Six-Dimensional Localization of a Robotic Capsule Endoscope Using Magnetoquasistatic Field

This study presents a six-dimensional (6D) localization method and theoretical analysis for a robotic capsule endoscope (RCE). Herein, the challenge of implementing 6D localization for an RCE, with the simultaneous localization of 3D position and 3D orientation, is resolved using optimization with an induced magnetostatic field and RCE kinematics. The optimization is achieved using three transmitting coils (Txs) that are placed in a foundation bed to generate the magnetoquasistatic field and three orthogonal receiving coils (Rxs) that are embedded in the RCE, which is aligned with a capsule coordinate system (CCS), to detect the magnetoquasistatic field. For the 3D position estimation, a nonlinear net magnetic field model is linearized, and a polynomial equation optimization is formulated. The local existence and uniqueness of the solution in the region of interest (ROI) are proved based on the model and simulation.
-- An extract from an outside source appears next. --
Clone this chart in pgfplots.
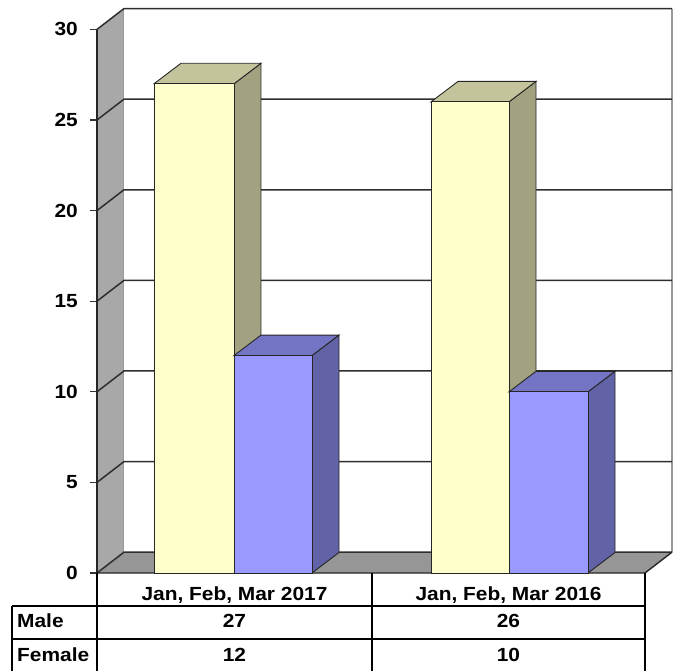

For the 3D orientation estimation, a rotation matrix describing the RCE orientation is computed using the measured magnetic field at the three orthogonal Rxs, and the orthogonality of the rotation matrix is enhanced by using the polar coordinate decomposition. Both simulations and experiments verify the suitability of the proposed method. The maximum error for position and orientation are 1.68+/−0.76 mm and 1.74+/−1.06°, respectively, under a 5 Hz sampling rate in an applicable spherical ROI with a diameter of 10 cm.